– Это ты, конечно, преувеличиваешь: всё когда-нибудь прощается, нужно только потерпеть, – усмехнулся Белогор, вновь вызвав у парня приступ дежавю, – Но, думаю, раскаиваться в своих действиях тебе всё-таки придётся. Однако, тут я тебе не помощник: сам эту кашу заварил, самому и расхлёбывать!

Глава Сопротивления махнул рукой, открывая портал, будто тоже был проводником-интуитивом, и отошёл в сторону, а Максим увидел сквозь проём знакомые ворота Красной башни и ровные кусты живой изгороди вокруг неё.

Напоследок Белогор пожал его руку и приказал:

– Иди, и никому не рассказывай о том, что здесь видел.

Парень неуверенно шагнул в портал, а когда оглянулся, тот уже захлопнулся, отрезав от Верхней Прави и штаба Сопротивления. Обречённо вздохнув, Макс прошёл сквозь ворота башни.

Видимо, волнение взяло верх над разумом, потому, что он никак не мог припомнить того момента, как активировал мост и двигался по нему. Оказавшись на пригорке, откуда была хорошо видна ректорская башня, юноша услышал тихое покашливание и только тогда заметил Гореслава Ростиславовича, нетерпеливо теребящего острую бородку.

– Наконец-то ты вернулся, путешественник, – попытался улыбнуться ректор, однако, улыбка получилась болезненной, лишь слегка растянув губы. – Ты даже не представляешь, как мы за тебя переживали!

– Вы? Вы переживали за меня? – не удержавшись, негодующе прокричал Максим, распаляясь всё больше и больше по мере приближения к ректору. Слова непрерывным потоком полились из него, выражая всю боль и всё негодование, накопившееся за это время: – Что-то я не замечал вашей заботы! Вы знали, что мама жива, но упорно скрывали от меня эту информацию! Вы сотрудничаете с главой Сопротивления, Белогором, но не хотите, чтобы об этом знали в академии! Вы скрываете от всех истинную трагедию происходящего: Нижняя Правь давно не существует, там одни руины, а люди вынуждены прятаться по норам, как крысы! А дети Прави? Что с ними стало?

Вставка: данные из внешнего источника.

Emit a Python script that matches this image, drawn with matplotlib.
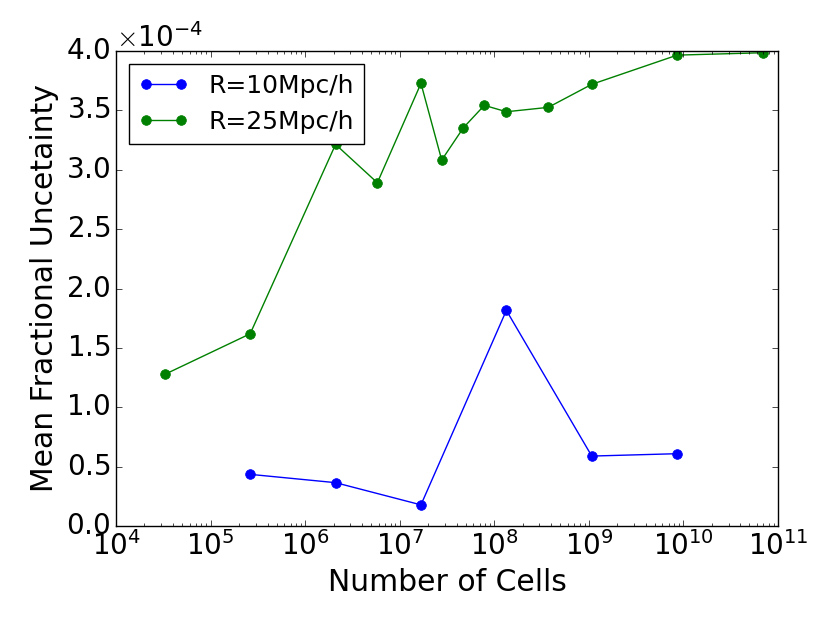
import numpy as np
import matplotlib
matplotlib.use('Agg')
import matplotlib.pyplot as plt

# cell counts and mean fractional uncertainty (units of 1e-4)
cells_10 = [262144, 2097152, 16777216, 134217728, 1073741824, 8589934592]
unc_10 = [0.435, 0.365, 0.178, 1.816, 0.589, 0.609]

cells_25 = [32768, 262144, 2097152, 5.8e6, 16777216, 2.78e7, 4.71e7, 7.85e7,
            134217728, 3.72e8, 1073741824, 8589934592, 68719476736]
unc_25 = [1.277, 1.619, 3.214, 2.891, 3.728, 3.082, 3.354, 3.543,
          3.489, 3.526, 3.72, 3.966, 3.986]

plt.style.use('classic')
plt.rcParams['font.family'] = ['DejaVu Sans']

fig = plt.figure(figsize=(8.3, 6.23), dpi=100, facecolor='white')
ax = fig.add_axes([0.1398, 0.1557, 0.7975, 0.7623])

ax.plot(cells_10, np.array(unc_10) * 1e-4, 'o-', color='b', mec='b', ms=7,
        label='R=10Mpc/h')
ax.plot(cells_25, np.array(unc_25) * 1e-4, 'o-', color='g', mec='g', ms=7,
        label='R=25Mpc/h')

ax.set_xscale('log')
ax.set_xlim(1e4, 1e11)
ax.set_ylim(0, 4e-4)
ax.ticklabel_format(axis='y', style='sci', scilimits=(0, 0), useMathText=True)
ax.set_xlabel('Number of Cells', fontsize=21.5)
ax.set_ylabel('Mean Fractional Uncetainty', fontsize=21.5)
ax.tick_params(labelsize=20)
ax.yaxis.get_offset_text().set_fontsize(20)
ax.legend(loc='upper left', fontsize=18)

fig.savefig('out.png', dpi=100, facecolor='white')
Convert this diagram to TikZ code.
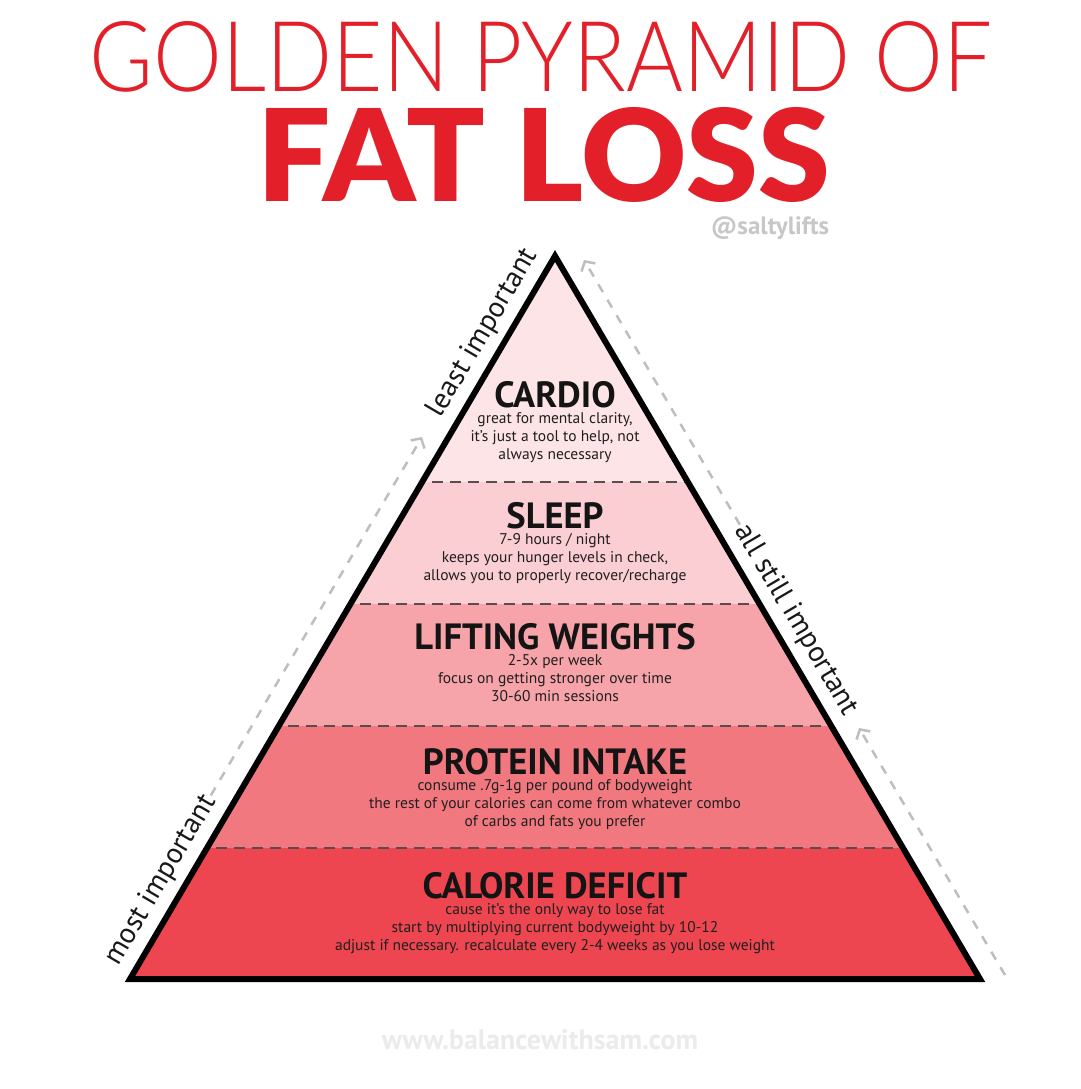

– Ты закончил задавать вопросы и обвинять меня во всех грехах? – непринуждённо заявил Гореслав, дождавшись, когда Максим остановится, чтобы набрать воздуха: – Теперь-то я могу, наконец, вставить хоть слово?

– Хотите оправдаться? – Максим подступил к ректору, сжав кулаки, словно собирался напасть.

– Мне не за что оправдываться ни перед тобой, ни перед кем-нибудь ещё, – грустно улыбнулся Гореслав.

– Вы избегаете честного разговора со мной, переадресовывая его другим! Я вам совершенно безразличен! А если уж Вы за что-то и переживаете, так только за то, чтобы Велена не узнала, как вы обошлись с её сыном! Боитесь, что она рассердится? – продолжал настаивать Макс.

– Да, боюсь! – неожиданно признался Гореслав, – Боюсь, что ты неправильно подумаешь о наших отношениях с твоей мамой и, из юношеского максимализма, понапридумываешь себе всякого…

– Неправильно? То-есть у вас всё-таки что-то было?

Макс не мог понять, почему так больно сжалось сердце при этой мысли, почему вся краска сползла с лица и ноги стали ватными.

– Нет, конечно! Я и в самом деле любил и люблю её, но, Велена всегда была верна Радомиру, и продолжает сохранять ему верность даже после смерти! – с досадой поправил Гореслав.

Но, Макс уже услышал то, что хотел и, мрачнея, прокричал:

– Следовало догадаться, вы её видели совсем недавно, а значит…

– Да ничего это не значит! – сухо оборвал ректор, – Это не моя тайна…

– Что? Опять пытаетесь улизнуть от прямого ответа? – взбеленился Максим.

– Нет, отчего же! Кое-что я тебе всё-таки расскажу! – грустно улыбнулся ректор, – Я действительно, знал о месте, где находится твоя мама и, даже, разговаривал с ней. Это я сообщил Велене, что ты в Слави, это я с помощью трав, подмешанных в твой чай во время ночного бдения в Карачунову ночь, открыл ей путь к твоему разуму. И в пещере Нави я оказался не случайно, как и ты, предполагая, что Гастингс мог переправить Велену в иной мир. Только, когда я вас встретил, уже точно знал, что этого не произошло!